I rarely write about endings in reviews. I don’t believe reviews exist entirely as buyer’s guides, but I think it’s poor form to spoil what happens at a story’s culmination when someone just wants to know if it’s going to be worth their time. I’m skeptical of spoiler culture in general, where anything that wasn’t specifically marketed to you in an advert is off limits to critics, but it does seem odd that even as the Bayonetta 3 reviews dropped, all of the chatter was about the ending. Even stranger, a lot of people were just wrong about what happens. A few reviews implied thoughts about the ending (in my view, within acceptable limits that critiqued without spoilers), and some fans seemed to jump on this with their own interpretations. So here, properly, let’s discuss the Bayonetta 3 ending.

The first thing to get into is that the Bayonetta 3 ending is extremely hectic. Let’s cover the basics, then explore what they mean. We play as Jeanne in an array of strange side scrolling missions throughout the game, all aimed at rescuing Dr. Sigurd. We succeed in this, but when Bayonetta and Jeanne are reunited, Sigurd kills Jeanne. Lukas and Viola are also there – that’s important for later. Bayonetta then fights the Singularity, a cosmic force that has been sweeping across the multiverse, generally wreaking havoc and, most importantly, killing the other Bayonettas of other universes. Lukas and Viola are trapped out of this battle but, just when it seems like all hope is lost, two other Bayonettas (from the first two games, complete with iconic designs) show up and… look, if you haven’t played the game and just want the plot summary, you’re probably expecting me to say ‘save the day!’, right? Well, no. In fact they do very little and the ‘main’ Bayonetta (protag of Bayo 3) is killed and sent to Hell, along with Lukas. Viola, however, escapes. She adopts the title of ‘Bayonetta’ – Bayo’s real name is Cereza – and that’s where the game ends.
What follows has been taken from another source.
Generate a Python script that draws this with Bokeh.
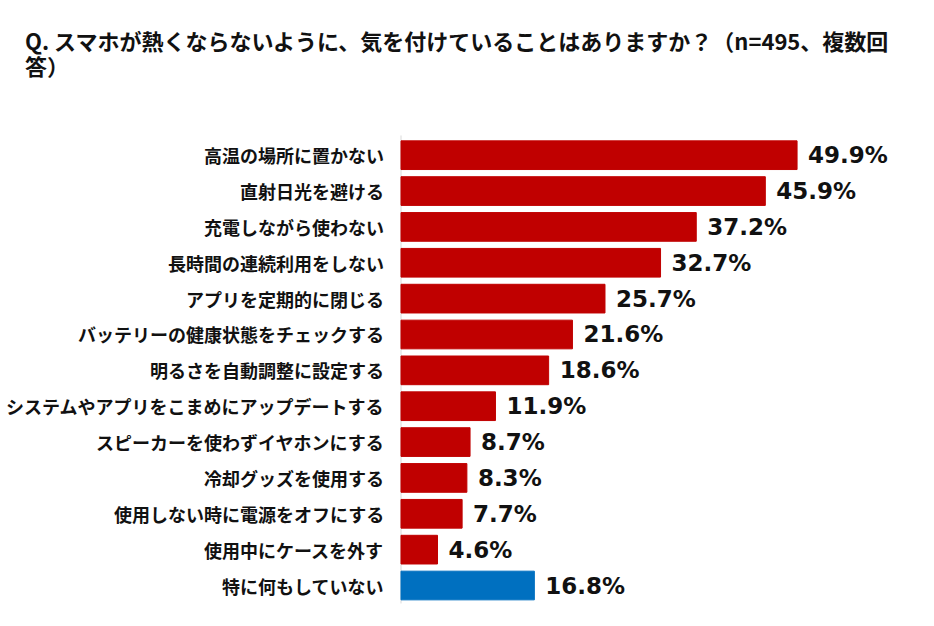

This has been controversial for a number of reasons, and number one on my list has barely registered. I’m going to address them in order of ‘most outrage’ to ‘least outrage’, which means starting with Lukas. Bayonetta, as both a game and a character, has always been queer-coded. However, it has also been highly sexualised in every which way you can. Bayonetta has always felt like ‘what if Miley Cyrus was a video game’ for that reason. Cyrus, like Bayonetta has often been interpreted as, is pansexual. Cyrus has publicly dated several women but, also, has married a man. She didn’t stop being queer during the time she was married to Liam Hemsworth. Likewise, though Bayonetta has always felt, in a way few video games have, as being ‘for the gays’, I don’t think that is burned down when she and Lukas are painted as tragic lovers here. I think there are better ways to give Bayonetta a canon romance than ‘this guy who’s nearby’, but also, if they confirmed she was gay and then killed her you’d get a lot of other complaints. Essentially, dying was her ‘getting married to Liam Hemsworth’ moment and, given the outcome of that marriage, maybe seems fitting. People are mad she kissed a boy and not a girl, even though they always thought she liked to kiss boys and girls. My hot take is I don’t get the bluster here.

Secondly, there’s the fact that Bayonetta has been killed. Obviously that’s quite a big deal. While all three games have starred different versions of Bayonetta, they have all shared a look, personality, and general aura. The same person in different universes. Viola is clearly not Bayonetta, despite the name. If we get Bayonetta 4, it seems like it will be starring Viola. I liked her, but I think she’s a supporting character, not a star. Of course, if she’s teaming up with other Bayonettas to rescue Cereza from Hell, then that’s a compelling premise. Hot take for this one? I don’t like it, but I’m curious where it might go. Besides, Bayonetta didn’t get to where it is in pop culture by playing it safe.

Then there’s the point which has caused the least outrage but, for me, was the most disappointing. Jeanne has always been my favourite character in Bayonetta, and while she has died before, it feels like this time is for keeps. In Bayonetta 2, she dies and Bayonetta rescues her. They’ve always been frenemies (who, in the headcanon of many, also fulfilled the enemies to lovers trope), but there’s a deep bond between the pair of them. Bayonetta is upset when Jeanne dies but, in all the multiverse shenanigans and the various complex plot threads of the saga coming together, she doesn’t feel sufficiently mourned. Even the fanbase has barely given Jeanne thought, too interested in the two controversies above.

Bayonetta 3 has a complicated ending, both in the plot elements and in how you’re meant to feel about the characters at the end of it. As ever with Bayonetta, it’s flying close to the sun, but there is the sense that, in places, the wings are melting.